Lorsque « concessionnaire d’autoroute » ne rime pas nécessairement avec « pouvoir adjudicateur » !

CE 30 avril 2019, Société Total Marketing France, req. n°426698

 C’est une affaire complexe qui a été soumise au contrôle de la plus haute juridiction administrative. Au terme d’un contrat de sous-concession relatif aux activités de boutiques et de restauration d’une aire de services de l’autoroute A6, la société Total, ancien titulaire, n’a pas présenté d’offre à la Société des autoroutes Paris-Rhin-Rhône [APRR], estimant que la procédure de passation illégale. Ayant saisi en ce sens le juge administratif d’un référé précontractuel, Total a été débouté de ses demandes. Partant, la société requérante a demandé au Conseil d’État d’annuler l’ordonnance de référé, et de faire droit à ses conclusions présentées en première instance. Ainsi, cette décision attire notre attention sur deux éléments pertinents :  la compétence du juge administratif en cas de contrat portant occupation du domaine public et l’identification d’un pouvoir adjudicateur conditionnant la compétence du juge du référé précontractuel

Enseignement n°1 : la compétence évidente de la juridiction administrative en cas de contrat portant occupation du domaine public signé par un concessionnaire de service public

 La première question que s’est nécessairement posée le juge administratif est celle de sa propre compétence pour régler le litige. Ce sont les dispositions de l’article L. 2331-1 du Code général de la propriété des personnes publiques qui apportent une réponse claire et précise. Étant entendu que le contrat litigieux porte occupation du domaine public et qu’il est signé entre un concessionnaire de service public – d’autoroute en l’espèce – et un opérateur économique, le contentieux tombe sous la compétence évidente de la juridiction administrative (CE, avis, 16 mai 2002, n°366305, EDCE, 2003, p. 201). Comme l’a rappelé pédagogiquement la rapporteure publique Mireille Le Corre, si un contrat portant occupation du domaine public avait été signé par deux personnes privées, sans qu’il y ait présence d’un concessionnaire de service public, le contentieux aurait été réglé par le juge judiciaire (TC, 14 mai 2012, Mme G., req. n°3836).

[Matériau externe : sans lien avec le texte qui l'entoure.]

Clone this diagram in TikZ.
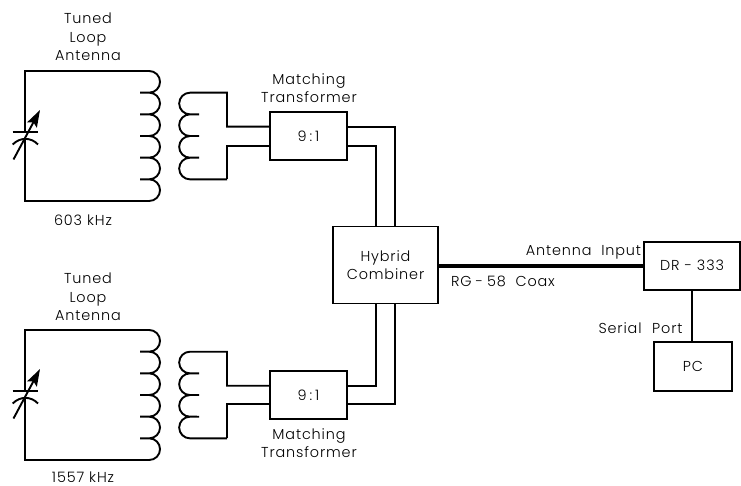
\documentclass[tikz,border=0pt]{standalone}
\usepackage{fontspec}
\setmainfont[LetterSpace=6]{Poppins Light}
\usetikzlibrary{arrows.meta}
\tikzset{
  x=1pt,y=-1pt,
  wire/.style={line width=1.9pt,line join=miter,line cap=butt},
  coax/.style={line width=4.2pt},
  blockbox/.style={draw,line width=1.9pt,inner sep=0pt,fill=white,align=center,font=\fontsize{14.4}{18}\selectfont},
  lbl/.style={inner sep=0pt,align=center,font=\fontsize{14.4}{18.5}\selectfont},
}
% primary: #1 top y of 6-turn coil
\newcommand{\primloop}[1]{%
  \begin{scope}[shift={(0,#1)}]
    \coordinate (plateT) at (25,60.7);
    \coordinate (plateB) at (25,67);
    \draw[wire] (plateT) -- (25,0) -- (149.2,0)
      arc[start angle=90,end angle=-90,radius=10.83pt] -- (140,21.67)
      (149.2,21.67) arc[start angle=90,end angle=-90,radius=10.83pt] -- (140,43.33)
      (149.2,43.33) arc[start angle=90,end angle=-90,radius=10.83pt] -- (140,65)
      (149.2,65) arc[start angle=90,end angle=-90,radius=10.83pt] -- (140,86.67)
      (149.2,86.67) arc[start angle=90,end angle=-90,radius=10.83pt] -- (140,108.33)
      (149.2,108.33) arc[start angle=90,end angle=-90,radius=10.83pt] -- (25,130) -- (plateB);
    \draw[wire] (12.7,60.7) -- (38,60.7);
    \draw[wire] (12.7,73.5) .. controls (20,66) and (31,66) .. (38,73.5);
    \draw[wire,-{Stealth[length=17pt,width=11pt,inset=3pt]}] (13.5,88.5) -- (40,39);
  \end{scope}}
% secondary: #1 y of the top of the 4-turn coil, #2 top lead y, #3 lower lead y, #4 box name
\newcommand{\secloop}[4]{%
  \begin{scope}[shift={(0,#1)}]
    \coordinate (st) at (227,0);
    \coordinate (sb) at (227,86.67);
    \draw[wire] (#4.west |- 0,#2) -| (st) -- (190,0)
      arc[start angle=90,end angle=270,radius=10.83pt] -- (199,21.67)
      (190,21.67) arc[start angle=90,end angle=270,radius=10.83pt] -- (199,43.33)
      (190,43.33) arc[start angle=90,end angle=270,radius=10.83pt] -- (199,65)
      (190,65) arc[start angle=90,end angle=270,radius=10.83pt] -- (sb);
    \draw[wire] (#4.west |- 0,#3) -| (sb);
  \end{scope}}
\begin{document}
\begin{tikzpicture}
\useasboundingbox (0,0) rectangle (741,486);

\node[blockbox,minimum width=77pt,minimum height=48pt] (tx1) at (308.5,136) {9\hspace{3pt}:\hspace{3pt}1};
\node[blockbox,minimum width=77pt,minimum height=48pt] (tx2) at (308.5,395) {9\hspace{3pt}:\hspace{3pt}1};
\node[blockbox,minimum width=105.5pt,minimum height=77pt] (hyb) at (385.5,265) {Hybrid\\Combiner};
\node[blockbox,minimum width=96pt,minimum height=48pt] (dr) at (692,265.7) {DR\hspace{5pt}-\hspace{5pt}333};
\node[blockbox,minimum width=78pt,minimum height=48.5pt] (pc) at (693,366.5) {PC};

\primloop{71}
\primloop{330}
\secloop{92.7}{34}{53}{tx1}
\secloop{351.7}{34}{52.6}{tx2}

% transformer to combiner
\draw[wire] (tx1.east |- 0,126.7) -| (hyb.north -| 395,0);
\draw[wire] (tx1.east |- 0,145.7) -| (hyb.north -| 376,0);
\draw[wire] (tx2.east |- 0,385.7) -| (hyb.south -| 376,0);
\draw[wire] (tx2.east |- 0,404.3) -| (hyb.south -| 395,0);
\draw[coax] (hyb.east |- dr.west) -- (dr.west);
\draw[wire] (dr.south -| 692,0) -- (pc.north -| 692,0);

\node[lbl] (t1) at (88,37) {Tuned\\Loop\\Antenna};
\node[lbl] (t2) at (88,297) {Tuned\\Loop\\Antenna};
\node[lbl] (f1) at (83,220) {603\hspace{5pt}kHz};
\node[lbl] (f2) at (83,477) {1557\hspace{5pt}kHz};
\node[lbl] (m1) at (309,88) {Matching\\Transformer};
\node[lbl] (m2) at (309,443) {Matching\\Transformer};
\node[lbl] (ai) at (583.5,252) {Antenna\ \ Input};
\node[lbl] (rg) at (503,281) {RG\hspace{4pt}-\hspace{4pt}58\ \ Coax};
\node[lbl] (sp) at (640.5,328) {Serial\ \ \hspace{1pt}Port};
\end{tikzpicture}
\end{document}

Enseignement n°2 : la société concessionnaire d’autoroute n’est pas nécessairement un pouvoir adjudicateur et ferme ainsi la voie du référé précontractuel au sens du CJA

En première instance, la société requérante a introduit, conformément aux dispositions de l’article L. 551-1 du code de justice administrative, un référé précontractuel pour demander l’annulation de la procédure de passation dont elle alléguait l’illégalité. Cet article est tout à fait explicite et réserve les cas d’ouverture de cette action contentieuse en fonction du contrat, de la qualité du requérant, mais également de l’autorité à l’initiative de la procédure litigieuse. En ce qui concerne le contrat, les dispositions de l’article susvisés sont évidentes : le contrat de concession de service peut être déféré au contrôle de juge du référé précontractuel. Du côté du requérant, seront recevables à former un tel recours les candidats évincés – ou n’ayant pas été en mesure de candidater – lorsque sont en cause des irrégularités relatives aux procédures de publicité et de mise en concurrence qui les ont lésé ou susceptible de l’avoir fait (CE, Sect., 3 octobre 2008, Smirgeomes, req. n°305420). Du point de vue de l’autorité à l’origine du lancement de la procédure de passation, la règlementation en vigueur est elle aussi explicite. Précisément, ne peuvent être contestées par la voie du référé précontractuel que les procédures de passation à l’initiative d’un pouvoir adjudicateur ou d’une entité adjudicatrice.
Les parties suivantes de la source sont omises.